The California Democratic Party has formally come out in favor of abolishing the death Penalty. According to the San Francisco Chronicle, the platform plank was approved April 18 at the party's convention in Los Angeles. The plank includes a declaration that Democrats will "replace the death penalty with a term of permanent incarceration, which will serve to protect the public, provide swift and certain justice for victims' families, and save the state an estimated $1 billion over the next five years."

The Chronicle reported that nationally, the Democratic platform backed capital punishment from 1992 through 2000 but took no position in 2004, with death penalty opponent John Kerry heading the ticket. The platform in 2008, with Barack Obama as the candidate, said only that "the death penalty must not be arbitrary," and that defendants should have competent lawyers and access to DNA testing.

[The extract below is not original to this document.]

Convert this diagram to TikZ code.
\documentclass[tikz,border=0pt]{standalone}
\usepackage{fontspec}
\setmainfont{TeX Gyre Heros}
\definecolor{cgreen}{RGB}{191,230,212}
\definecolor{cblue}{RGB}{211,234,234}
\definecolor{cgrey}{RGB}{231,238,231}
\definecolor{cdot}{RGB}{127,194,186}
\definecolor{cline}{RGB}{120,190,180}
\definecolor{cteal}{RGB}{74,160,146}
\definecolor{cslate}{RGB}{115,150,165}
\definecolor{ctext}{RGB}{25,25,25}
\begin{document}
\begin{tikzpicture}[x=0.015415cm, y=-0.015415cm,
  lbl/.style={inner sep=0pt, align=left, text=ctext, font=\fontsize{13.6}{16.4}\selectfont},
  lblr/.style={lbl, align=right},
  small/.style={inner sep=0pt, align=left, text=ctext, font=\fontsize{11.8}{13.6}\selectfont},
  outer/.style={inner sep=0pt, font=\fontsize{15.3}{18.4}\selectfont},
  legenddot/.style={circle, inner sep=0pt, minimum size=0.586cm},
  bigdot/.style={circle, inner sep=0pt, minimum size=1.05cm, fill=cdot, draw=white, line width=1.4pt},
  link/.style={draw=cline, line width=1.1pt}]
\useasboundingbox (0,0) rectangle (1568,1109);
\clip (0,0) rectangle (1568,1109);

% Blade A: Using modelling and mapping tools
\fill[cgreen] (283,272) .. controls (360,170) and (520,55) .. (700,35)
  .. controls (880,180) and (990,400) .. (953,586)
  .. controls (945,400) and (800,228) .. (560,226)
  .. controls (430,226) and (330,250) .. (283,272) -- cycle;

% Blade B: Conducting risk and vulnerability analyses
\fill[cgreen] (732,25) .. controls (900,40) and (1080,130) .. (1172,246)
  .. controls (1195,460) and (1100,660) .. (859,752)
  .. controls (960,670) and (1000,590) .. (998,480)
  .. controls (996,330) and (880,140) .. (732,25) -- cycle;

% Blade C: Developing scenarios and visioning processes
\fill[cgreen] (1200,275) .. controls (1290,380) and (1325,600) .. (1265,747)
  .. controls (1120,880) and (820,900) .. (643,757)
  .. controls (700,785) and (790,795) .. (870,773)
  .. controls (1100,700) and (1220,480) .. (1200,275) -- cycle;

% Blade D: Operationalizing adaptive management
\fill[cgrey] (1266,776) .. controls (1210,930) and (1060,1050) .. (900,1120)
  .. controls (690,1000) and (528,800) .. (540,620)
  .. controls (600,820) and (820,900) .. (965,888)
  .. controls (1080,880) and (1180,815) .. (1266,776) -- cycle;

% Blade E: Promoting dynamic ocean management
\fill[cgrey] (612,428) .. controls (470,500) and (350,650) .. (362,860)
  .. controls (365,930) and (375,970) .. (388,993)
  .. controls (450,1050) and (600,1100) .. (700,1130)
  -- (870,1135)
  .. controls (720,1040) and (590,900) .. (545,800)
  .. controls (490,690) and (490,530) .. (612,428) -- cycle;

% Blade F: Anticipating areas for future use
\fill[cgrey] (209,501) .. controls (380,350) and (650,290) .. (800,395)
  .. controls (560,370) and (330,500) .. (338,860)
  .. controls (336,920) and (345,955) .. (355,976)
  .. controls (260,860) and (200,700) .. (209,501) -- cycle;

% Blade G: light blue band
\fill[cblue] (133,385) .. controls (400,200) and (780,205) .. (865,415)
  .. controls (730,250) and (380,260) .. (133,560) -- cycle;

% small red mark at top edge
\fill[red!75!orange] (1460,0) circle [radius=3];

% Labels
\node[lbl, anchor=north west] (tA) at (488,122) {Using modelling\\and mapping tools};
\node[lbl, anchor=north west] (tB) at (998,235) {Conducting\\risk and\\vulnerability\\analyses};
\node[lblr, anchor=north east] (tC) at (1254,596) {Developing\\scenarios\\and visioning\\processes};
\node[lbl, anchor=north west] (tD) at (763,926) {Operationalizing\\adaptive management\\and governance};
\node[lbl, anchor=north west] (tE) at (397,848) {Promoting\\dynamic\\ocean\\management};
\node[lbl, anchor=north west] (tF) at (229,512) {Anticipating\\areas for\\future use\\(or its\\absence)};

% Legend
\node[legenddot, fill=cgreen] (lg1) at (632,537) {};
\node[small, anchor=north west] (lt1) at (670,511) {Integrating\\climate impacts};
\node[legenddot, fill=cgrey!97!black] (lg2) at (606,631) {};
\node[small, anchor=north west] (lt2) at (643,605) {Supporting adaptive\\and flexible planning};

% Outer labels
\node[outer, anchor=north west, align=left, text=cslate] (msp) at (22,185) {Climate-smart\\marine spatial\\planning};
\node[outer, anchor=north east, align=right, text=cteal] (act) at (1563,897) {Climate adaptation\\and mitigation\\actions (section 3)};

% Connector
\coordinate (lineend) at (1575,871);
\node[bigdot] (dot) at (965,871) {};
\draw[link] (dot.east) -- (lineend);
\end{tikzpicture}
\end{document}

California has the nation's largest Death Row, with more than 700 inmates, but has executed only 13 men since 1992, when the current law was implemented. Executions have been on hold since 2006, when a federal judge found that the state's lethal injection methods could inflict prolonged and excruciating pain on a condemned inmate. However, the U.S. Supreme Court has found that lethal injection does not violate the Eighth Amendment ban against cruel and unusual punishment, Baze v. Rees, 553 U.S. 35 (2008).

According to the Chronicle, Republican candidates are likely to raise the capital-punishment issue this fall against Attorney General Jerry Brown the likely Democratic nominee. Brown has been an outspoken opponent of the death penalty. The state Republican Party platform supports the death penalty for murder.